> Task goal
Will you repeat only the lines beginning at the one that mentions "Rebuild this chart" and ending at the one that mentions "const legend = seriesNames.map((n, i)", both of them included, exactly?

> Rows from a dataset of charts and code
--- Begin ---

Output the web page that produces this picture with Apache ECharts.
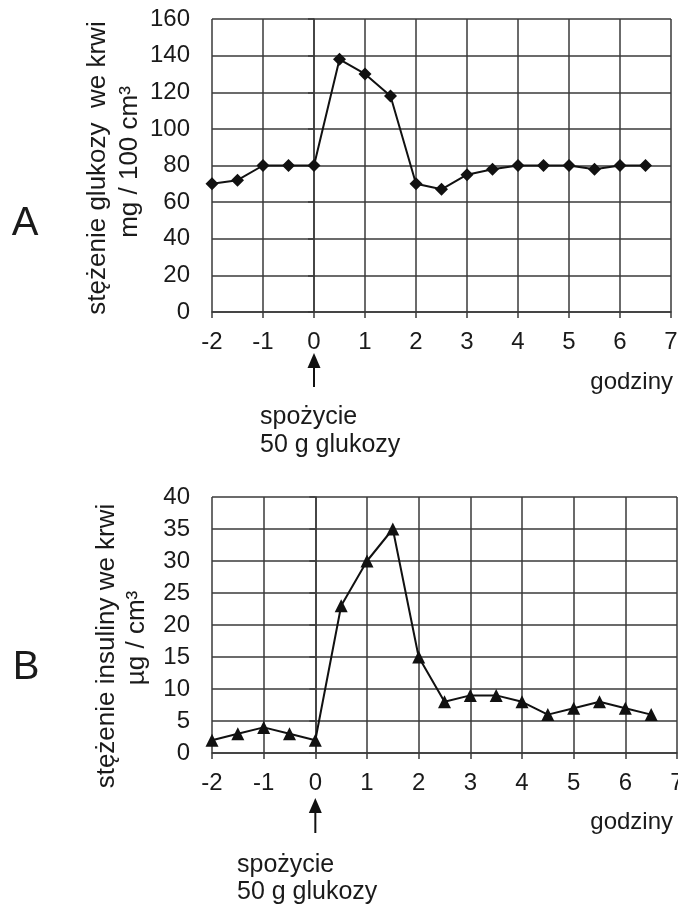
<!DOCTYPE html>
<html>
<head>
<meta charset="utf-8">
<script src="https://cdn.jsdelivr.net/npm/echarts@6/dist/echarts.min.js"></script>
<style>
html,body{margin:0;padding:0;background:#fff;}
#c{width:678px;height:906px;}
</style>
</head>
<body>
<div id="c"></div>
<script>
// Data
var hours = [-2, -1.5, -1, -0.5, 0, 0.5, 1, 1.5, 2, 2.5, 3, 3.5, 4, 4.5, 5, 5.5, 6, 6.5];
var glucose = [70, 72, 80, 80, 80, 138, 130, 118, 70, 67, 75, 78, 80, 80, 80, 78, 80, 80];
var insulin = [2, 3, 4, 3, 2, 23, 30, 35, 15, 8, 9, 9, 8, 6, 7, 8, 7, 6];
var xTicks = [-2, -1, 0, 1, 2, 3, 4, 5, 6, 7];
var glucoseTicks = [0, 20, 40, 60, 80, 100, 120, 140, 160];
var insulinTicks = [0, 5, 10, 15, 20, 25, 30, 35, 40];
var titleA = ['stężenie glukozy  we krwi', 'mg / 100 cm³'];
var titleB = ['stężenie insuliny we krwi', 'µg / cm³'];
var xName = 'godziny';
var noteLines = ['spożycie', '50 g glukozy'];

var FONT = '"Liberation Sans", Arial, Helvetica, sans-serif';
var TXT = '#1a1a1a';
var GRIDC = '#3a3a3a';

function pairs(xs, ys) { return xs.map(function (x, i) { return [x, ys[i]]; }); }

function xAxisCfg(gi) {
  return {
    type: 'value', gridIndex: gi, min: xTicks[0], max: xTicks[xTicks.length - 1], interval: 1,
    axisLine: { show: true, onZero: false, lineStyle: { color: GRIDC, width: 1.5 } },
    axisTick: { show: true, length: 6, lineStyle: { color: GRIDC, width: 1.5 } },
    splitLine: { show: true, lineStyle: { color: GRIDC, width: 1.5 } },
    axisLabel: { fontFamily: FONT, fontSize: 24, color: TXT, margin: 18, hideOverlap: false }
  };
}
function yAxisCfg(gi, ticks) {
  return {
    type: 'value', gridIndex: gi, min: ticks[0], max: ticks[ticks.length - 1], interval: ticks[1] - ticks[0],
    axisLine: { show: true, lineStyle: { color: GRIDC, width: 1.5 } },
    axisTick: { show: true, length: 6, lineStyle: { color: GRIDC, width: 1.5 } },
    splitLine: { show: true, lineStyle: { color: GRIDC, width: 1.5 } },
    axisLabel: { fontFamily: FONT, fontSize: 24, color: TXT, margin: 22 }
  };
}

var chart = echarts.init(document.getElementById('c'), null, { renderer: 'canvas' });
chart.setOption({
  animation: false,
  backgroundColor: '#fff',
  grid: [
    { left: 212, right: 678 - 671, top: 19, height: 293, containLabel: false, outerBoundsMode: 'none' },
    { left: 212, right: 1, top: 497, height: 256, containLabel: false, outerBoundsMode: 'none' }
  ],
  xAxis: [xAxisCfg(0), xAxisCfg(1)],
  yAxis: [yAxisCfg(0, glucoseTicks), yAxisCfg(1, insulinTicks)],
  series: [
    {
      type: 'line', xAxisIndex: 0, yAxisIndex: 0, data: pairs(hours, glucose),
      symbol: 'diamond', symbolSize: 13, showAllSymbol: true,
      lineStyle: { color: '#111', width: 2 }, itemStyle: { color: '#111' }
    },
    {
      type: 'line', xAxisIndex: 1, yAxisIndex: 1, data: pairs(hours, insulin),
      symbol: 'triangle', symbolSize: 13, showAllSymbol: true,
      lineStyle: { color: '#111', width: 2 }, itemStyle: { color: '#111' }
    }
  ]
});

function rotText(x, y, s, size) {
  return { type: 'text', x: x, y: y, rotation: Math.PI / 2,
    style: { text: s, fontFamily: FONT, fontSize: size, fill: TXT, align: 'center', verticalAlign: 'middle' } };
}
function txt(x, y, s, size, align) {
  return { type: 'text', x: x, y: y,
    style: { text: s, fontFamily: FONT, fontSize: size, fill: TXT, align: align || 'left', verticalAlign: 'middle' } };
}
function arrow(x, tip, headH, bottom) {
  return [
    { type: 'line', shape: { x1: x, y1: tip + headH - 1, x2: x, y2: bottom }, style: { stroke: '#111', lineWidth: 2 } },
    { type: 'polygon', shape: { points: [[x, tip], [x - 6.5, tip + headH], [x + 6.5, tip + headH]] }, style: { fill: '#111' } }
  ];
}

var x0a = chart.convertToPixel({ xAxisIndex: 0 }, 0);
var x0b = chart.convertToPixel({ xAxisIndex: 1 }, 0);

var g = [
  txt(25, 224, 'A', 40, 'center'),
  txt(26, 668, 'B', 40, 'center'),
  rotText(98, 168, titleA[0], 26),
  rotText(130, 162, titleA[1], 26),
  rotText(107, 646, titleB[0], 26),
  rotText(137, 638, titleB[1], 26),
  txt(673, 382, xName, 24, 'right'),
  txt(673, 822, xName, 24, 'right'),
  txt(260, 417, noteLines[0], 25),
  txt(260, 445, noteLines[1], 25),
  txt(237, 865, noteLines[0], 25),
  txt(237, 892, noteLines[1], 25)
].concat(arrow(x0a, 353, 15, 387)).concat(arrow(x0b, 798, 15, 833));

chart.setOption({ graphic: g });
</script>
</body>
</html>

--- End ---
--- Begin ---

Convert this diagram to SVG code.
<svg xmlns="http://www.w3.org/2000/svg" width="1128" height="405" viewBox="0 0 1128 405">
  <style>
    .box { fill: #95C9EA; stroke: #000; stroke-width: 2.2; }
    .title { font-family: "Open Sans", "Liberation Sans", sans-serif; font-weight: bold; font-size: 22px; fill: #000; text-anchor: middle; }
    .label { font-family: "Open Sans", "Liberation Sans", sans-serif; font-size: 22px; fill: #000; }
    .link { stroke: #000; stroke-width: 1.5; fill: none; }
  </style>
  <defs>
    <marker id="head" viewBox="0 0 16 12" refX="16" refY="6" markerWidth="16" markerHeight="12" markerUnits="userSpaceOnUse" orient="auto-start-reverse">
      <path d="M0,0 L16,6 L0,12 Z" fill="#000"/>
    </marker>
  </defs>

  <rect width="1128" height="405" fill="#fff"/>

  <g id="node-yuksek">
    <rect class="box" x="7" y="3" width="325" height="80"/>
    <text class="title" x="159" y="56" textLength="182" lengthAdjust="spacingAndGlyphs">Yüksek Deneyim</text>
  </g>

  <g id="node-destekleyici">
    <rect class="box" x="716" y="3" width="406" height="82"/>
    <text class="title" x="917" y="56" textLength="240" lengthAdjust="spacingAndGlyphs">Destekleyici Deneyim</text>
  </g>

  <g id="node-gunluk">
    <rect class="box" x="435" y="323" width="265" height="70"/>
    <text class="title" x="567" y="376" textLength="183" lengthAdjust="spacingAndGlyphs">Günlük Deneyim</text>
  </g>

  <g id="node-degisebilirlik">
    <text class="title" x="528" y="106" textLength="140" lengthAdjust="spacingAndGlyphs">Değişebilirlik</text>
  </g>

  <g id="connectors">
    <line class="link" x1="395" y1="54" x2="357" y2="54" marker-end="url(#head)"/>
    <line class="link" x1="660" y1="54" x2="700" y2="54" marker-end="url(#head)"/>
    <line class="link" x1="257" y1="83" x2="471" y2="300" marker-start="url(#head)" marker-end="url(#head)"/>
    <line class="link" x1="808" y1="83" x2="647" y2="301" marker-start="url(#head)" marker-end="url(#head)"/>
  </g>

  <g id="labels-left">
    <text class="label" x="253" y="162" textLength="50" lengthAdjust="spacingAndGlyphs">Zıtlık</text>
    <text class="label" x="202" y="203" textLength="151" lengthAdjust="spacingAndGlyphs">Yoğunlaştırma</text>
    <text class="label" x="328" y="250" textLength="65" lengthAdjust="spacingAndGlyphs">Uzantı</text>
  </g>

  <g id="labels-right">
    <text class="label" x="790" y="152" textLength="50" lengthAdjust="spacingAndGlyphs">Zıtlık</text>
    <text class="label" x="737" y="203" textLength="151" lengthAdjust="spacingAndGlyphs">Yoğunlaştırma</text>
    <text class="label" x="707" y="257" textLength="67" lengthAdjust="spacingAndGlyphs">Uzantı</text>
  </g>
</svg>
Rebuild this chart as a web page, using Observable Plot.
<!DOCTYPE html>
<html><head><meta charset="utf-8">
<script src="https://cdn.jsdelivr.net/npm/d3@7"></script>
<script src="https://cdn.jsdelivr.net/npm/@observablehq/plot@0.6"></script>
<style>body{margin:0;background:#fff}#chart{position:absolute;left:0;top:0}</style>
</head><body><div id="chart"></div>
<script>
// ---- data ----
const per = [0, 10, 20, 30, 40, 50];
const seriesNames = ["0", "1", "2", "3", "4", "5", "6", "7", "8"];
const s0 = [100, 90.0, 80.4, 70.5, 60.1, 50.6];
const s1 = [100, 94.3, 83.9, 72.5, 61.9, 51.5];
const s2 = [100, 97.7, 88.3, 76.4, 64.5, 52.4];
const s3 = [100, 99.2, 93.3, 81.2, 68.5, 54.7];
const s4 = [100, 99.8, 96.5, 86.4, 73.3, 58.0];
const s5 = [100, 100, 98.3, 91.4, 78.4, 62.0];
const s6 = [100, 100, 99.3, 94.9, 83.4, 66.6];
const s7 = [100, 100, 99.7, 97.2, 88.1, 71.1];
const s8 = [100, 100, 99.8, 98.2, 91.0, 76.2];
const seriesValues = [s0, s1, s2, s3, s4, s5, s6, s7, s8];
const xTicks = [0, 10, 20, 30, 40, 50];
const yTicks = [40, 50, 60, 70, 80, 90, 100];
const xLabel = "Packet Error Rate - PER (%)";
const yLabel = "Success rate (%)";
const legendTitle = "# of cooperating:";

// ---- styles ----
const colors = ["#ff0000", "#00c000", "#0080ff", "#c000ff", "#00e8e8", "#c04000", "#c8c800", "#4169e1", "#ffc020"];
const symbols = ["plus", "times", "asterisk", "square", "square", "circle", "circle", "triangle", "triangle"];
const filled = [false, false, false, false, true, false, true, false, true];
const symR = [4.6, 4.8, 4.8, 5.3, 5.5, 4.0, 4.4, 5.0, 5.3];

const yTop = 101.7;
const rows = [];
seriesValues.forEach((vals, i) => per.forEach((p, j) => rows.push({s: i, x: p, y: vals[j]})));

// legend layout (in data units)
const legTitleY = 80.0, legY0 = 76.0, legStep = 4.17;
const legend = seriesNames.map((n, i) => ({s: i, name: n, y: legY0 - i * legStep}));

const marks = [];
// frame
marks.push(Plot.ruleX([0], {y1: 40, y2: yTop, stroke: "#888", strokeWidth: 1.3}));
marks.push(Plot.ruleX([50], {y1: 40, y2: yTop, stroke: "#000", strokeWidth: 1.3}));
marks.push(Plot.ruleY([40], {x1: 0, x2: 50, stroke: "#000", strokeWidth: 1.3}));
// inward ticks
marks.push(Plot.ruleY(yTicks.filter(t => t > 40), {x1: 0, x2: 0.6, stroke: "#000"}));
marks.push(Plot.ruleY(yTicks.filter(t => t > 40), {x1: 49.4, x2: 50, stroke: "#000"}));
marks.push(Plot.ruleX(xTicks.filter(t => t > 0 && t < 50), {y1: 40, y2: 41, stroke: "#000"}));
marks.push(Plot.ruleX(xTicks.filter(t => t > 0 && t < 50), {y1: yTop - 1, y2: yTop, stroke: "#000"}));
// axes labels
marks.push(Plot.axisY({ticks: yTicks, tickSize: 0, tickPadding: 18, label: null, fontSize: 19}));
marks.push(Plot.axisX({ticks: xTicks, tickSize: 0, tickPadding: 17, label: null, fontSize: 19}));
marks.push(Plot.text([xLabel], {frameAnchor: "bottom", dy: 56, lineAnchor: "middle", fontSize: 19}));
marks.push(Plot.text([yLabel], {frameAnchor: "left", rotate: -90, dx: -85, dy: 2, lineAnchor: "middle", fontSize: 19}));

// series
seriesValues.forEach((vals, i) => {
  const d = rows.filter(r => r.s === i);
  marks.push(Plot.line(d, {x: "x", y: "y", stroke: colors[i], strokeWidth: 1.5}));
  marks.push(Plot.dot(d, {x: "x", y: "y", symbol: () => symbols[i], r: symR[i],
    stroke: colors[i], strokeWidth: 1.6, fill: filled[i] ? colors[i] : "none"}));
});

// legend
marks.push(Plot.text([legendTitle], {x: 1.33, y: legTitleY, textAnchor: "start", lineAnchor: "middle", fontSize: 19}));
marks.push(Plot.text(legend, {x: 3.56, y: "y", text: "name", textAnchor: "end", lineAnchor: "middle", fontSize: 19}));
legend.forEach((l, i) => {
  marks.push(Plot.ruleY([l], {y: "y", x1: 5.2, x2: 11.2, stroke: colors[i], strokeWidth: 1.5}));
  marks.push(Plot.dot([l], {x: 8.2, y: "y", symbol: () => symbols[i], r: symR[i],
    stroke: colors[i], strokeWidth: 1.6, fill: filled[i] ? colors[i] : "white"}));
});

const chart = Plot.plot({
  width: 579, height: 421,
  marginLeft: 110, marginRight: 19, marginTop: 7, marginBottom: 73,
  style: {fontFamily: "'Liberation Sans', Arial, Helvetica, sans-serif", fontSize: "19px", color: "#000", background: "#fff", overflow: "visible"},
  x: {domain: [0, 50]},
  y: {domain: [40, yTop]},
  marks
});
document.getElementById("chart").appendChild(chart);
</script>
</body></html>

--- End ---

> Written reply
Rebuild this chart as a web page, using Observable Plot.
<!DOCTYPE html>
<html><head><meta charset="utf-8">
<script src="https://cdn.jsdelivr.net/npm/d3@7"></script>
<script src="https://cdn.jsdelivr.net/npm/@observablehq/plot@0.6"></script>
<style>body{margin:0;background:#fff}#chart{position:absolute;left:0;top:0}</style>
</head><body><div id="chart"></div>
<script>
// ---- data ----
const per = [0, 10, 20, 30, 40, 50];
const seriesNames = ["0", "1", "2", "3", "4", "5", "6", "7", "8"];
const s0 = [100, 90.0, 80.4, 70.5, 60.1, 50.6];
const s1 = [100, 94.3, 83.9, 72.5, 61.9, 51.5];
const s2 = [100, 97.7, 88.3, 76.4, 64.5, 52.4];
const s3 = [100, 99.2, 93.3, 81.2, 68.5, 54.7];
const s4 = [100, 99.8, 96.5, 86.4, 73.3, 58.0];
const s5 = [100, 100, 98.3, 91.4, 78.4, 62.0];
const s6 = [100, 100, 99.3, 94.9, 83.4, 66.6];
const s7 = [100, 100, 99.7, 97.2, 88.1, 71.1];
const s8 = [100, 100, 99.8, 98.2, 91.0, 76.2];
const seriesValues = [s0, s1, s2, s3, s4, s5, s6, s7, s8];
const xTicks = [0, 10, 20, 30, 40, 50];
const yTicks = [40, 50, 60, 70, 80, 90, 100];
const xLabel = "Packet Error Rate - PER (%)";
const yLabel = "Success rate (%)";
const legendTitle = "# of cooperating:";

// ---- styles ----
const colors = ["#ff0000", "#00c000", "#0080ff", "#c000ff", "#00e8e8", "#c04000", "#c8c800", "#4169e1", "#ffc020"];
const symbols = ["plus", "times", "asterisk", "square", "square", "circle", "circle", "triangle", "triangle"];
const filled = [false, false, false, false, true, false, true, false, true];
const symR = [4.6, 4.8, 4.8, 5.3, 5.5, 4.0, 4.4, 5.0, 5.3];

const yTop = 101.7;
const rows = [];
seriesValues.forEach((vals, i) => per.forEach((p, j) => rows.push({s: i, x: p, y: vals[j]})));

// legend layout (in data units)
const legTitleY = 80.0, legY0 = 76.0, legStep = 4.17;
const legend = seriesNames.map((n, i) => ({s: i, name: n, y: legY0 - i * legStep}));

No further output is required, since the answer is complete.